Organisé par : Le Laboratoire de Médiévistique Occidentale de Paris (LaMOP) UMR 8589, CNRS – Université Paris 1 Panthéon-Sorbonne Le Centre de théorie et analyse du droit (CTAD) UMR 7074, CNRS – Université Paris Nanterre et Le Laboratoire Archéologie et Philologie d’Orient et d’Occident (UMR 8546, ENS-CNRS-EPHE) avec le soutien du laboratoire d’excellence TransferS.

mardi 12 mars 2019 de 10h à 12h30 et de 14h à 17h30  

Lieu :
Pavillon de l’Arsenal
21, Bd Morland, 75004 PARIS
métro : Sully-Morland ou Bastille.

10h Introduction

10h15 Florian Cousseau, Post-doctorant, Université de Genève
Préhistoire : des architectures mégalithiques qui évoluent !
11h15 Jordan Boucard, Doctorant, Université de Paris I Panthéon-Sorbonne
Reconstruire à l’époque romaine: le palimpseste vu au travers des édifices publics.

12h30-14h Déjeuner

14h Nicolas Moucheront, Doctorant, Université Iuav de Venise et à l’EHESS
Le palimpseste vénitien : réemplois de fondations sur quelques chantiers de la première Renaissance.
15h Andy Combey, Doctorant, Université de Grenoble
Cusco : Une ville palimpseste, un défi archéosismologique.

16h15 Revue de publications récentes sur l’histoire de la construction

Résumés

Florian Cousseau est post-doctorant à l’Université de Genève (Suisse) et membre associé à l’UMR6566-CReAAH. Sa thèse « Archéologie du bâti mégalithique dans l’ouest de la France », soutenue en 2016, a amené une nouvelle approche sur le mégalithisme grâce à l’application d’une méthodologie issue de l’étude des édifices historiques.

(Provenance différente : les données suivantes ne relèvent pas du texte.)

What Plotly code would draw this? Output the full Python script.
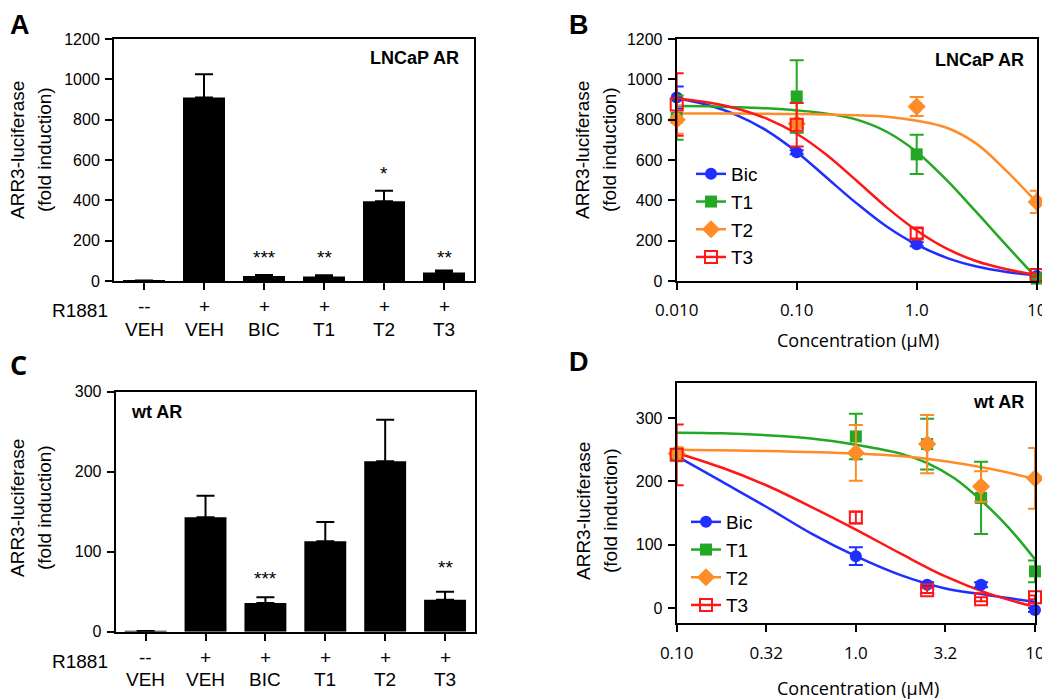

Il a notamment étudié les sites de Barnenez à Plouezoc’h et de Carn à Ploudalemezeau dans le Finistère, ainsi que d’autres sites en Charente. Depuis, ses recherches portent sur différents sites mégalithes en Bretagne, notamment la nécropole de l’île Guennoc à Landéda dans le Finistère. Il a également collaboré à l’étude et à la valorisation des mégalithes du nord du Liban (Menjez, Akkar).

Préhistoire : des architectures mégalithiques qui évoluent !
Les architectures mégalithiques ont longtemps été considérées comme construites en un seul temps. Or, les travaux archéologiques menés depuis une quarantaine d’années dans l’ouest de la France montrent que ces architectures ont fait l’objet d’aménagements, plus ou moins importants, tout au long de leur utilisation. Les développements méthodologiques ont favorisé cette reconnaissance, en élargissant les zones d’études jusque-là cantonnées aux seuls dolmens, à l’intégralité des ensembles architecturaux. Dans cette optique, nous avons adapté les méthodes de l’archéologie du bâti à l’étude des architectures mégalithiques. Les élévations conservées étaient souvent laissées de côté, faute d’instruments méthodologiques pour les étudier. L’archéologie du bâti, a révélé comme pour les édifices des périodes historiques, une évolution des architectures mégalithiques : la construction de ces aménagements complexes se décompose fréquemment en plusieurs phases.

Bibliographie :

  • P. Bueno Ramírez, R. De Balbín Bermann, L. Laporte, P. Gouézin, F. Cousseau, R. B. Bermejo, A. H. Gismero, M. I. Cela, L. Quesnel, « Natural and artificial colours: the megalithic monuments of Brittany », Antiquity, n° 89, 2015, p. 55–71.
  • F. Cousseau, « Megalithic constructional techniques in north-west France: cairn III at Prissé- la-Charrière » L. Laporte et C. Scarre dir, The megalithic architectures of Europe, Oxford, Oxbow Books, 2015, p. 39-48.
  • F. Cousseau, Archéologie du bâti mégalithique dans l’ouest de la France, Thèse de doctorat Université de Rennes 1, 2016, 903 p.
  • R. Jousseaumer, « Du réaménagement des monuments funéraires néolithiques dans le Centre-Ouest de la France », Revue archéologique de Picardie, Numéro spécial, n° 21-1, 2016, p. 157-171.
  • R. Jousseaumer, L. Laporte, « Monuments funéraires néolithiques dans l’ouest de la France », R. Joussaume et al. dir, Origine et développement du mégalithisme de l’ouest de l’Europe, Bougon, Conseil Général des Deux-Sèvres : Musée des Tumulus, 2016, p. 319-344.
  • L. Laporte, « Restauration, reconstruction, appropriation ; évolution des architectures mégalithiques dans l’Ouest de la France, entre passé et présent », Munibe, Suppl. n° XX, Actes du colloque international de Beasain (Espagne), 2010, p. 15‐46.
  • L. Laporte, I. Parron, F. Cousseau, « Nouvelle approche du mégalithisme à l’épreuve de l’archéologie du bâti », I. Sénépart et al. (dir.), Méthodologie des recherches de terrain sur la préhistoire récente en France nouveaux acquis, nouveaux outils, 1987-2012, actes des Premières Rencontres Nord-Sud de Préhistoire récente (Marseille, mai 2012), Toulouse, Archives d’écologie préhistorique, p.169-186.
  • L. Laporte, F. Cousseau, P. Bueno Ramírez, P. Gouézin, « Le douzième dolmen de Barnenez : destructions et reconstructions au sein d’une nécropole mégalithique », Bulletin de la Société préhistorique française, n° 114, 2017, p. 93-114.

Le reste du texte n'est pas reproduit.